Пока Соединенные Штаты оставались единственной в западном мире мощной экономической державой, эти фундаментальные недостатки можно было игнорировать. Первые десять лет после войны Европа срочно нуждалась в долларах для финансирования восстановления и приобретения американской и британской нефти для своего экономического подъема. В США также находилась значительная часть мирового золотого запаса. Но в начале 60-х годов многим стало ясно, что что-то изменится в фиксированных Бреттон-Вудских соглашениях, поскольку Европа начала развиваться опережающими США темпами.

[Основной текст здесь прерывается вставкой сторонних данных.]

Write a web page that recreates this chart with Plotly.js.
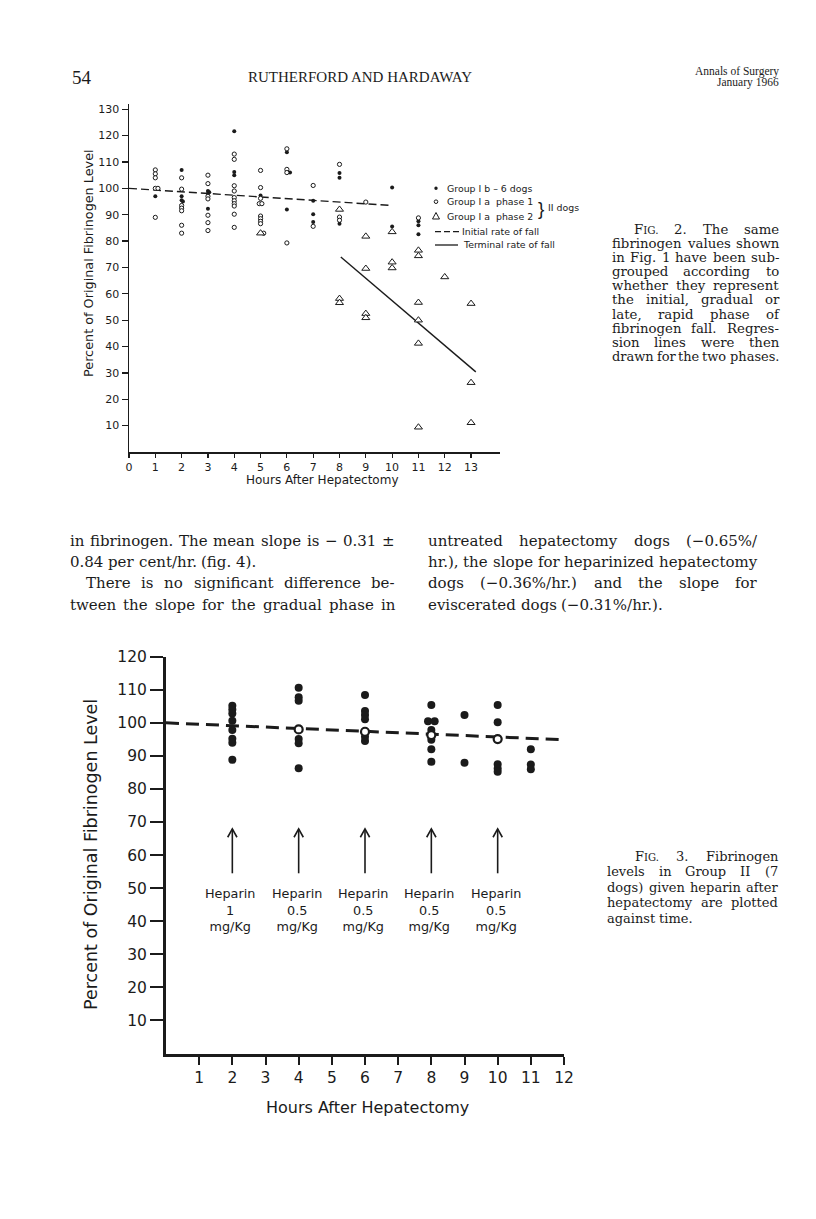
<!DOCTYPE html>
<html><head><meta charset="utf-8">
<script src="https://cdn.plot.ly/plotly-3.0.1.min.js"></script>
<style>html,body{margin:0;padding:0;background:#fff;}#page{width:816px;height:1219px;}</style>
</head><body><div id="page"></div>
<script>
// ================= Fig. 2 data =================
const fig2XTicks = [0,1,2,3,4,5,6,7,8,9,10,11,12,13];
const fig2YTicks = [10,20,30,40,50,60,70,80,90,100,110,120,130];
// Group Ib - 6 dogs (filled dots)
const fig2IbHours  = [1, 2,2,2,2.05, 3,3.05,3,3, 4,4,4, 5, 6,6.12,6, 7,7,7, 8,8,8, 10,10, 11,11,11];
const fig2IbValues = [97, 107,97,95.5,95, 99,98.5,98,92.3, 121.7,106.2,105, 97.3, 113.7,106,92, 95.3,90.2,87.2, 105.8,104,86.6, 100.3,85.5, 87.5,86,82.6];
// Group Ia phase 1 (open circles)
const fig2P1Hours  = [1,1,1,1,1.1,1, 2,2,2,2,2,2,2, 3,3,3,3,3,3,3, 4,4,4,4,4,4,4,4,4,4, 5,5,5,4.95,5.05,5,5,5,5,5.12, 6,6,6,6, 7,7, 8,8,8, 9, 11];
const fig2P1Values = [107,105.5,104,100,100,89, 104,99.7,93.5,92.5,91.5,86,83, 105,101.8,97,96,89.8,87,84, 113,111,101,99,96.5,95.3,94.2,93.3,90.2,85.2, 106.8,100.3,96.2,94.2,94.2,89.5,88.5,87.5,86.6,83, 115,107.2,106,79.3, 101.1,85.6, 109.1,89.1,87.9, 94.8, 88.8];
// Group Ia phase 2 (triangles)
const fig2P2Hours  = [5, 8,8,8, 9,9,9,9, 10,10,10, 11,11,11,11,11,11, 12, 13,13,13];
const fig2P2Values = [83, 92,58.2,56.6, 81.8,69.6,52.5,50.9, 83.5,72,69.8, 76.5,74.4,56.7,50,41.2,9.4, 66.4, 56.3,26.3,11.1];
// regression lines
const fig2InitialHours = [0, 10];
const fig2InitialValues = [100, 93.5];
const fig2TerminalHours = [8.05, 13.18];
const fig2TerminalValues = [74, 30.4];

// ================= Fig. 3 data =================
const fig3XTicks = [1,2,3,4,5,6,7,8,9,10,11,12];
const fig3YTicks = [10,20,30,40,50,60,70,80,90,100,110,120];
const fig3Hours  = [2,2,2,2,2,2,2,2, 4,4,4,4,4,4, 6,6,6,6,6,6, 8,7.9,8.1,8,8,8,8, 9,9, 10,10,10,10,10, 11,11,11];
const fig3Values = [105.2,104,102.8,100.6,97.8,95.2,94,88.8, 110.6,107.7,106.7,95.1,93.8,86.3, 108.4,103.6,102.4,101.1,95.8,94.5, 105.4,100.5,100.5,97.8,94.9,92,88.2, 102.4,87.9, 105.4,100.2,87.5,86.2,85.2, 92,87.4,86];
const fig3OpenHours  = [4, 6, 8, 10];
const fig3OpenValues = [98, 97.3, 96.3, 95.1];
const fig3LineHours  = [0, 12.65];
const fig3LineValues = [100, 94.6];
const heparinHours = [2, 4, 6, 8, 10];
const heparinDoses = ['1', '0.5', '0.5', '0.5', '0.5'];

// ================= page geometry helpers =================
const W = 816, H = 1219;
const TXT = '#1b1b1b';
const SANS = 'DejaVu Sans';
const SERIF = 'DejaVu Serif';
const px = x => x / W;
const py = y => 1 - y / H;

const ctx = document.createElement('canvas').getContext('2d');
function measure(t, size, fam) { ctx.font = size + 'px "' + fam + '"'; return ctx.measureText(t).width; }

const annotations = [];
const shapes = [];

function wordInfo(w, size, fam) {
  if (w === 'FIG.') {
    const s2 = +(size * 0.78).toFixed(1);
    return { html: 'F<span style="font-size:' + s2 + 'px">IG.</span>', width: measure('F', size, fam) + measure('IG.', s2, fam) };
  }
  return { html: w, width: measure(w, size, fam) };
}

function textLine(str, x0, x1, y, size, fam, justify) {
  const words = str.split(' ').filter(s => s.length);
  let sz = size;
  let infos = words.map(w => wordInfo(w, sz, fam));
  let sum = infos.reduce((a, b) => a + b.width, 0);
  const minGap = measure(' ', sz, fam) * 0.7;
  if (justify && sum + minGap * (words.length - 1) > x1 - x0) {
    sz = sz * (x1 - x0) / (sum + minGap * (words.length - 1));
    infos = words.map(w => wordInfo(w, sz, fam));
    sum = infos.reduce((a, b) => a + b.width, 0);
  }
  const gap = (justify && words.length > 1) ? (x1 - x0 - sum) / (words.length - 1) : measure(' ', sz, fam);
  let x = x0;
  infos.forEach(inf => {
    annotations.push({ text: inf.html, x: px(x), y: py(y), xref: 'paper', yref: 'paper', xanchor: 'left', yanchor: 'middle',
      showarrow: false, borderpad: 0, borderwidth: 0, font: { size: sz, family: fam, color: TXT } });
    x += inf.width + gap;
  });
}

function label(text, x, y, size, fam, xanchor, extra) {
  annotations.push(Object.assign({ text, x: px(x), y: py(y), xref: 'paper', yref: 'paper', xanchor: xanchor || 'center', yanchor: 'middle',
    showarrow: false, borderpad: 0, borderwidth: 0, font: { size, family: fam, color: TXT } }, extra || {}));
}

// ----- page header -----
label('54', 72, 77, 19, 'Liberation Serif', 'left');
label('RUTHERFORD AND HARDAWAY', 360, 77, 15, 'Liberation Serif', 'center');
label('Annals of Surgery', 779, 71, 11.5, 'Liberation Serif', 'right');
label('January 1966', 779, 83, 11.5, 'Liberation Serif', 'right');

// ----- Fig. 2 caption -----
const cap2 = [
  ['FIG.  2.  The  same', 634, true],
  ['fibrinogen values shown', 612, true],
  ['in Fig. 1 have been sub-', 612, true],
  ['grouped according to', 612, true],
  ['whether they represent', 612, true],
  ['the initial, gradual or', 612, true],
  ['late, rapid phase of', 612, true],
  ['fibrinogen fall. Regres-', 612, true],
  ['sion lines were then', 612, true],
  ['drawn for the two phases.', 612, true]
];
cap2.forEach((l, i) => textLine(l[0], l[1], 779, 229.5 + i * 14.1, 13.3, SERIF, l[2]));

// ----- body text -----
const bodyL = [
  ['in fibrinogen. The mean slope is − 0.31 ±', 70, true],
  ['0.84 per cent/hr. (fig. 4).', 70, false],
  ['There is no significant difference be-', 86, true],
  ['tween the slope for the gradual phase in', 70, true]
];
bodyL.forEach((l, i) => textLine(l[0], l[1], 395, 541 + i * 21.2, 15, SERIF, l[2]));
const bodyR = [
  ['untreated hepatectomy dogs (−0.65%/', 428, true],
  ['hr.), the slope for heparinized hepatectomy', 428, true],
  ['dogs (−0.36%/hr.) and the slope for', 428, true],
  ['eviscerated dogs (−0.31%/hr.).', 428, false]
];
bodyR.forEach((l, i) => textLine(l[0], l[1], 757, 541 + i * 21.2, 15, SERIF, l[2]));

// ----- Fig. 3 caption -----
const cap3 = [
  ['FIG.  3.  Fibrinogen', 635, true],
  ['levels in Group II (7', 607, true],
  ['dogs) given heparin after', 607, true],
  ['hepatectomy are plotted', 607, true],
  ['against time.', 607, false]
];
cap3.forEach((l, i) => textLine(l[0], l[1], 778, 856 + i * 15.5, 13, SERIF, l[2]));

// ----- Fig. 2 axis titles & legend -----
label('Percent of Original Fibrinogen Level', 88, 263, 12.8, SANS, 'center', { textangle: -90 });
label('Hours After Hepatectomy', 322, 480, 12, SANS, 'center');

const LF = 9.4;
// legend symbols
shapes.push({ type: 'circle', xref: 'paper', yref: 'paper', x0: px(434.3), x1: px(437.7), y0: py(190), y1: py(186.6), fillcolor: TXT, line: { width: 0 } });
shapes.push({ type: 'circle', xref: 'paper', yref: 'paper', x0: px(434.2), x1: px(437.8), y0: py(203.5), y1: py(199.9), fillcolor: '#fff', line: { width: 1, color: TXT } });
shapes.push({ type: 'path', xref: 'paper', yref: 'paper', path: 'M' + px(432.5) + ',' + py(219) + ' L' + px(439.5) + ',' + py(219) + ' L' + px(436) + ',' + py(212.5) + ' Z', fillcolor: '#fff', line: { width: 1, color: TXT } });
shapes.push({ type: 'line', xref: 'paper', yref: 'paper', x0: px(435), x1: px(460), y0: py(231.7), y1: py(231.7), line: { width: 1.3, color: TXT, dash: '6px,3px' } });
shapes.push({ type: 'line', xref: 'paper', yref: 'paper', x0: px(435), x1: px(458), y0: py(245), y1: py(245), line: { width: 1.3, color: TXT } });
label('Group I b – 6 dogs', 447, 188.3, LF, SANS, 'left');
label('Group I a  phase 1', 447, 201.7, LF, SANS, 'left');
label('Group I a  phase 2', 447, 216, LF, SANS, 'left');
label('}', 541, 208.5, 19, 'Liberation Sans', 'center');
label('II dogs', 548, 207.5, LF, SANS, 'left');
label('Initial rate of fall', 462, 231.7, LF, SANS, 'left');
label('Terminal rate of fall', 463, 245, LF, SANS, 'left');

// ----- Fig. 3 axis titles, arrows, heparin labels -----
label('Percent of Original Fibrinogen Level', 91, 855, 17.5, SANS, 'center', { textangle: -90 });
label('Hours After Hepatectomy', 367, 1107, 16, SANS, 'center');

heparinHours.forEach((h, i) => {
  shapes.push({ type: 'line', xref: 'x2', yref: 'y2', x0: h, x1: h, y0: 54.5, y1: 67.8, line: { width: 1.6, color: TXT } });
  shapes.push({ type: 'path', xref: 'x2', yref: 'y2', path: 'M' + (h - 0.14) + ',65.4 L' + h + ',67.9 L' + (h + 0.14) + ',65.4', line: { width: 1.6, color: TXT } });
  annotations.push({ xref: 'x2', yref: 'y2', x: h - 0.06, y: 43.4, text: 'Heparin<br>' + heparinDoses[i] + '<br>mg/Kg', showarrow: false,
    xanchor: 'center', yanchor: 'middle', borderpad: 0, font: { size: 12.8, family: SANS, color: TXT } });
});

// ================= traces =================
const traces = [
  { x: fig2InitialHours, y: fig2InitialValues, xaxis: 'x', yaxis: 'y', mode: 'lines', line: { color: TXT, width: 1.4, dash: '8px,4px' }, hoverinfo: 'skip' },
  { x: fig2TerminalHours, y: fig2TerminalValues, xaxis: 'x', yaxis: 'y', mode: 'lines', line: { color: TXT, width: 1.4 }, hoverinfo: 'skip' },
  { x: fig2IbHours, y: fig2IbValues, xaxis: 'x', yaxis: 'y', mode: 'markers', marker: { symbol: 'circle', size: 4, color: TXT } },
  { x: fig2P1Hours, y: fig2P1Values, xaxis: 'x', yaxis: 'y', mode: 'markers', marker: { symbol: 'circle', size: 4.2, color: '#fff', line: { color: TXT, width: 1 } } },
  { x: fig2P2Hours, y: fig2P2Values, xaxis: 'x', yaxis: 'y', mode: 'markers', marker: { symbol: 'triangle-up', size: 7, color: '#fff', line: { color: TXT, width: 1 } } },

  { x: fig3LineHours, y: fig3LineValues, xaxis: 'x2', yaxis: 'y2', mode: 'lines', line: { color: TXT, width: 3, dash: '13px,7px' }, hoverinfo: 'skip' },
  { x: fig3Hours, y: fig3Values, xaxis: 'x2', yaxis: 'y2', mode: 'markers', marker: { symbol: 'circle', size: 8, color: TXT } },
  { x: fig3OpenHours, y: fig3OpenValues, xaxis: 'x2', yaxis: 'y2', mode: 'markers', marker: { symbol: 'circle', size: 8, color: '#fff', line: { color: TXT, width: 2.2 } } }
];

const axBase = { showgrid: false, zeroline: false, showline: true, linecolor: TXT, ticks: 'outside', tickcolor: TXT, fixedrange: true, tickmode: 'array' };

const layout = {
  width: W, height: H, margin: { l: 0, r: 0, t: 0, b: 0 }, paper_bgcolor: '#fff', plot_bgcolor: 'rgba(0,0,0,0)',
  showlegend: false, font: { family: SANS, color: TXT },
  xaxis: Object.assign({}, axBase, { domain: [px(129), px(500)], range: [0, 14.1], anchor: 'y', tickvals: fig2XTicks, ticktext: fig2XTicks.map(String),
    linewidth: 1.5, ticklen: 4, tickwidth: 1.2, tickfont: { size: 11, family: SANS, color: TXT } }),
  yaxis: Object.assign({}, axBase, { domain: [py(452), py(104)], range: [0, 132], anchor: 'x', tickvals: fig2YTicks, ticktext: fig2YTicks.map(String),
    linewidth: 1.5, ticklen: 6, tickwidth: 1.2, tickfont: { size: 11, family: SANS, color: TXT } }),
  xaxis2: Object.assign({}, axBase, { domain: [px(166), px(564)], range: [0, 12], anchor: 'y2', tickvals: fig3XTicks, ticktext: fig3XTicks.map(String),
    linewidth: 3, ticklen: 8, tickwidth: 2, tickfont: { size: 15.5, family: SANS, color: TXT } }),
  yaxis2: Object.assign({}, axBase, { domain: [py(1053.5), py(656.7)], range: [0, 120], anchor: 'x2', tickvals: fig3YTicks, ticktext: fig3YTicks.map(String),
    linewidth: 3, ticklen: 13, tickwidth: 2, tickfont: { size: 15.5, family: SANS, color: TXT } }),
  annotations, shapes
};

Plotly.newPlot('page', traces, layout, { staticPlot: true, displayModeBar: false });
</script></body></html>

Однако Вашингтон, находясь под растущим влиянием нью-йоркского банковского сообщества, отказывался играть по тем правилам, которые были согласованы союзниками в 1944 году. Банки Нью-Йорка начинали инвестировать за рубеж в новые источники высоких прибылей. Провал попыток Вашингтона под руководством Эйзенхауэра и его преемника — демократа Кеннеди прервать этот обширный отток жизненно важного инвестиционного капитала стал ядром проблемы, которая в 1960-х годах стала источником все ухудшающихся международных валютных кризисов.
Какой же международный банкир из Нью-Йорка захочет рекламировать тот факт, что он получает огромные доходы, отказываясь от инвестирования в будущее Америки? В соответствии с Докладом президента Конгрессу США в январе 1967 года, за период с 1962 года по 1965 год корпорации США получали в Западной Европе от 12 до 14 % годовых. Те же самые инвестиции в промышленность США приносили менее половины от этого!
Банки тихо лоббировали Вашингтон, чтобы продолжать свою игру. Они держали свои доллары в Европе, вместо того чтобы возвращать прибыли на родину и вкладывать их в развитие Америки. Так началось то, что позже стало известно как рынок евродолларов. Это был рак, угрожавший в 70-х годах разрушить всю мировую валютную систему.
Очевидно, было бы гораздо лучше для страны и фактически для всего остального мира, если бы Конгресс США и Белый Дом потребовали бы вместо этого от налоговой и кредитной политики направить эти миллиарды при справедливой норме прибыли в новые американские заводы и оборудование, передовые технологии, в транспортную инфраструктуру, модернизацию сгнившей железнодорожной системы и в развивающийся промышленный потенциал рынка стран третьего мира, еще незадействованный для экспорта американской промышленности. Возможно, это было бы более целесообразно для страны, но не для власти некоторых влиятельных нью-йоркских банков.
Если данная национальная экономика производит некий объем товаров на продажу на одной и той же технологической базе в течение, скажем, десяти лет и печатает двойной объем своей национальной валюты для того же объема продукции, относительно начала десятилетия, то «потребитель» замечает эффект значительного роста цен. Он в 1960 году платит два доллара за кусок хлеба, который стоил ему только один доллар в 1950 году. Но когда этот эффект оказался распределен по всей мировой экономике в силу господствующего положения доллара США, реальность этого раздувания могла быть замаскирована немного дольше. Результаты, однако, были не менее разрушительными.
В свои первые дни в офисе под руководством своих советников президент Линдон Байнс Джонсон, политик из крохотного техасского городка, не разбирающийся в международной политике, не говоря уже о денежно-кредитной, отменил принятое ранее решение Джона Кеннеди. Президента Джонсона подвели к мысли, что полномасштабная война в Юго-Восточной Азии поможет решить многие проблемы стагнации экономики США и покажет всему миру, что Америка все еще непоколебима.
После трагической войны во Вьетнаме написаны тома об ее причинах и мотивах. Но логически было ясно, что значительная группировка в американской оборонной промышленности и финансовых кругах Нью-Йорка приветствовали решение Вашингтона о войне, несмотря на абсурдные военные обоснования и противоречивую внутреннюю реакцию, поскольку военное строительство предлагало им политически обоснованный предлог оживить значительный перекос промышленности США в производство оборонной продукции. Все больше и больше в 1960-е годы сердце экономики США превращалось в своего рода военную экономику, где Холодная война против коммунистической опасности служила оправданием расходов в десятки миллиардов долларов. Военные расходы становились резервом для глобальных экономических интересов нью-йоркских финансовых и нефтяных кругов, еще одно эхо Британской империи XIX века, прикрытое в XX веке борьбой с коммунизмом.